Jun 06, 2010 Don’t let tyrants sleep: The blood still soaks Tiananmen Square
On June 2-3, 1989, the Chinese army turned its guns on its own people, who were peaceful demonstrators in Tiananmen Square. Such atrocities are not limited to China. Look no farther than Kent State nineteen years earlier, even if on a smaller scale and not ordered from the highest echelons of power. Following is a reprint of my April 23, 2007, account of this horrific tragedy:
On June 3, 1989, I was about to go to sleep before going to my younger brother’s high school graduation the next morning. The television news reported on the Tiananmen Square massacre that had taken place. The news reports were just coming in, and apparently in the process of being clarified and detailed. Having no Internet for getting more information, I went to bed with a sick feeling in the pit of my stomach.
The next morning I watched the news to learn how massive, extreme and brutal had been the massacre. I felt even sicker.
I saw Norman Mailer at the graduation, and thanked him for sharing his writing with the world. I could have talked to him about the massacre, but felt relief enough that he was there.
I returned to Washington, DC, where I was preparing for the bar exam. After lunch with two law school friends, we passed by the Chinese embassy, where I saw a lone demonstrator standing before the lady liberty statue that had been standing in a park near the embassy. I asked the driving friend to let me off there, because I decided to join the lone protestor. They advised caution about getting into trouble. What trouble was I supposed to fear, demonstrating peacefully so shortly after the massacre?

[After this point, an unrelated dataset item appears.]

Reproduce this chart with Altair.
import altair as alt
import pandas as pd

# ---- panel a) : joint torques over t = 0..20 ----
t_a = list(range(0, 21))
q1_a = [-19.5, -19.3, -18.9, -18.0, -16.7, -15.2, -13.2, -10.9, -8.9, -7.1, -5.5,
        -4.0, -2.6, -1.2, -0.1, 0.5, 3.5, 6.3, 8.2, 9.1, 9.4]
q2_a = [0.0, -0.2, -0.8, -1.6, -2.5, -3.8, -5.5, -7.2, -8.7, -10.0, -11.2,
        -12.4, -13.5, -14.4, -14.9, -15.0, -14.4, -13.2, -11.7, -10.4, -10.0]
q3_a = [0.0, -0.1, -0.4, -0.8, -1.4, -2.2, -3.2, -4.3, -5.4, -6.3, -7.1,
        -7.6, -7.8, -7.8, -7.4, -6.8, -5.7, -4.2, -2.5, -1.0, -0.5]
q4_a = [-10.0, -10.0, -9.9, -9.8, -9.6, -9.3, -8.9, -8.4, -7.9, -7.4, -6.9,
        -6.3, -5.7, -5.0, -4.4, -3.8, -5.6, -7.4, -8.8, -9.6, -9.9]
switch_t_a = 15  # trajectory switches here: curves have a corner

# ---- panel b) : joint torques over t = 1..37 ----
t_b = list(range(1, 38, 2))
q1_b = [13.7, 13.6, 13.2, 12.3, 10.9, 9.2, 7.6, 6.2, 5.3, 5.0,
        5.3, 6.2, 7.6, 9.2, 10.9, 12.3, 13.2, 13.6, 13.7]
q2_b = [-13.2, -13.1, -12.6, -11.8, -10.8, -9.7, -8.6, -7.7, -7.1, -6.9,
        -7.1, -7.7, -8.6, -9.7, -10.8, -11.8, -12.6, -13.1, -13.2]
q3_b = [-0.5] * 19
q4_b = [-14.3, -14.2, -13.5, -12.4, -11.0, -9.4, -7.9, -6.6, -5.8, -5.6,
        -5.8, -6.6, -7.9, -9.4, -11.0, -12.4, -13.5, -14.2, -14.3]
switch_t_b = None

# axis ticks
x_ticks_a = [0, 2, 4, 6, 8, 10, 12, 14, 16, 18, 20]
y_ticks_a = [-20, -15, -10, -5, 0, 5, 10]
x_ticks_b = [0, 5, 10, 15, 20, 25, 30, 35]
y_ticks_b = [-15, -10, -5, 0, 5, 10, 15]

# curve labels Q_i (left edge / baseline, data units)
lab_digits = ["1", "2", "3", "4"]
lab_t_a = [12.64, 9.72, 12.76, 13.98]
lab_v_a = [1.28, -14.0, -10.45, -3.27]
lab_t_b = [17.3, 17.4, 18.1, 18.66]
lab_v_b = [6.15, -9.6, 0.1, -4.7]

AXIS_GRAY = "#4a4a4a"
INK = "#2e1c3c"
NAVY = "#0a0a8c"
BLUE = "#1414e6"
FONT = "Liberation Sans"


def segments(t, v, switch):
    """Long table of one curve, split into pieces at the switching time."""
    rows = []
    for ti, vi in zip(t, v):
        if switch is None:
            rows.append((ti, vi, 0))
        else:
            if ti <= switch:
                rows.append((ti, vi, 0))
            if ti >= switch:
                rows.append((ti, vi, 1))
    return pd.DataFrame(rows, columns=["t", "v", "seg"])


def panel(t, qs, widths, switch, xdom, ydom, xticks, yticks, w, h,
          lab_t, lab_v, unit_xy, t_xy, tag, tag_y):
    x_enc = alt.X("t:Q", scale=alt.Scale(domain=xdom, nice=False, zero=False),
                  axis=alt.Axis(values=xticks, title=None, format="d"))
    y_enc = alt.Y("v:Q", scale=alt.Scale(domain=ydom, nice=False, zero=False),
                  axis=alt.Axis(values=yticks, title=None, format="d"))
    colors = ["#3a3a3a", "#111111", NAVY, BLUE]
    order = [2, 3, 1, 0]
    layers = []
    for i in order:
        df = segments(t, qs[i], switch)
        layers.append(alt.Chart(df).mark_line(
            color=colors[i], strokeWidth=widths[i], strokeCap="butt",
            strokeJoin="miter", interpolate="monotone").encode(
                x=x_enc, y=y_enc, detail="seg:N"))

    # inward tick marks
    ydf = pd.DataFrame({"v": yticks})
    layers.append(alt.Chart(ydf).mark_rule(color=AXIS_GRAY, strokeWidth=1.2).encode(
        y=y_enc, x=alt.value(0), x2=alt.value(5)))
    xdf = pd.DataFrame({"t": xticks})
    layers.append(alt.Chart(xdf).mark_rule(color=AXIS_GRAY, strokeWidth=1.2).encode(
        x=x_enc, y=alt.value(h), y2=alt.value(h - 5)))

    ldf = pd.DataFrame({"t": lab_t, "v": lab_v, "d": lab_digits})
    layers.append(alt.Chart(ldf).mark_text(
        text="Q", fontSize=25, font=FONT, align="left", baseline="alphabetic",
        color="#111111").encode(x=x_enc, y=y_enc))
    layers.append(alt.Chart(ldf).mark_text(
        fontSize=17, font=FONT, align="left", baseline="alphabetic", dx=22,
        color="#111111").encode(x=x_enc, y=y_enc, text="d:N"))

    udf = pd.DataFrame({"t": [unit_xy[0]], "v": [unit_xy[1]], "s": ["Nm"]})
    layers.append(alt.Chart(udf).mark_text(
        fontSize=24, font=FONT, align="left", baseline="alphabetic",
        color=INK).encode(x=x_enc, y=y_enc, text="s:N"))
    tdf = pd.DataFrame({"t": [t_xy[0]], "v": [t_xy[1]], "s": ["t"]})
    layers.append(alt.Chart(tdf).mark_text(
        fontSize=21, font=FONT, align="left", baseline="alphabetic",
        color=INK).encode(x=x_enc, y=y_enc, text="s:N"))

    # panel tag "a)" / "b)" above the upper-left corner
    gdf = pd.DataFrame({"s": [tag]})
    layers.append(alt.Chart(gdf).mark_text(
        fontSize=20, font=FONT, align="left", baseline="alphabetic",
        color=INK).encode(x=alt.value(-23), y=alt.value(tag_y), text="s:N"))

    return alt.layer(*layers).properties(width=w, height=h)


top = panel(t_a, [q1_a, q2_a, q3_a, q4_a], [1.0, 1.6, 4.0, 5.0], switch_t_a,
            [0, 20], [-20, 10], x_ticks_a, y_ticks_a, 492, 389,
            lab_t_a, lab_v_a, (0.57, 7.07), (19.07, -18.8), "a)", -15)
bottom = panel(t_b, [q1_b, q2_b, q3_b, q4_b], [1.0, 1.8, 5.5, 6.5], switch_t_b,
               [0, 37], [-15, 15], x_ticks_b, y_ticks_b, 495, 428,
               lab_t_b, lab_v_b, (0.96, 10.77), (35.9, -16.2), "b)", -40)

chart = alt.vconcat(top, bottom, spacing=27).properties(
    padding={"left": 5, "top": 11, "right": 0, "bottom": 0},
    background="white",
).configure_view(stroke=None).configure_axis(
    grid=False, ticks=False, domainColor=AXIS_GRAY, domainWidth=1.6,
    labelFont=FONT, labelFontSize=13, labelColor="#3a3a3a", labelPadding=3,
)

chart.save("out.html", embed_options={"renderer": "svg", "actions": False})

The lone demonstrator was originally from China, and a local college professor in the United States. (Addendum: After receiving my request for permission to identify this professor, he gave me the go-ahead. He is Gallaudet University math professor Fat C. Lam.) His sign read “Don’t let tyrants sleep.” I stood with him; I forget if I made a sign, and if I did, it would only have been on the legal pad I had with me. The Secret Service uniformed officer told me he supported our message, but that he would arrest me if I entered the embassy building to express my grievances. I stayed around an hour or longer with the lone demonstrator.
Out of my deep sadness over the Tiananmen massacre came hope from learning that such Tiananmen leaders as Li Lu had escaped safely, and exhilaration at meeting Mr. Lu at a 1989 Washington, DC, reception sponsored by the Lawyers Committee for Human Rights (now called Human Rights First). The following June 1990, I joined a long massacre anniversary demonstration march supporting the Tiananmen Square activists, which ended, appropriately, before the Chinese embassy.
Even with the intervening explosion of the Internet and capitalism in China, the government there has managed to continue to keep a tight grip over dissent subsequent to the Tiananmen Square massacre. Whether or not the Tiananmen activists are biding their time until the iron is hot for them to re-enter the political arena in China, or just enjoying the capitalist opportunities in the world, I recently obtained the following updates on Tiananmen leaders Li Liu and Shen Tong:
Li Lu obtained multiple degrees from Columbia University, and became an investment professional. Shen Tong became a high-tech capitalist, who now visits China to sell his software products; his sister believes he is not fixated on making big money.
Hopefully the spark of hope, optimism and human rights keeps Li Lu, Shen Tong, and the other surviving Tiananmen Square activists ready to turn in their business suits — at least temporarily, when the iron is hot — to push further for democracy and individual liberties in China.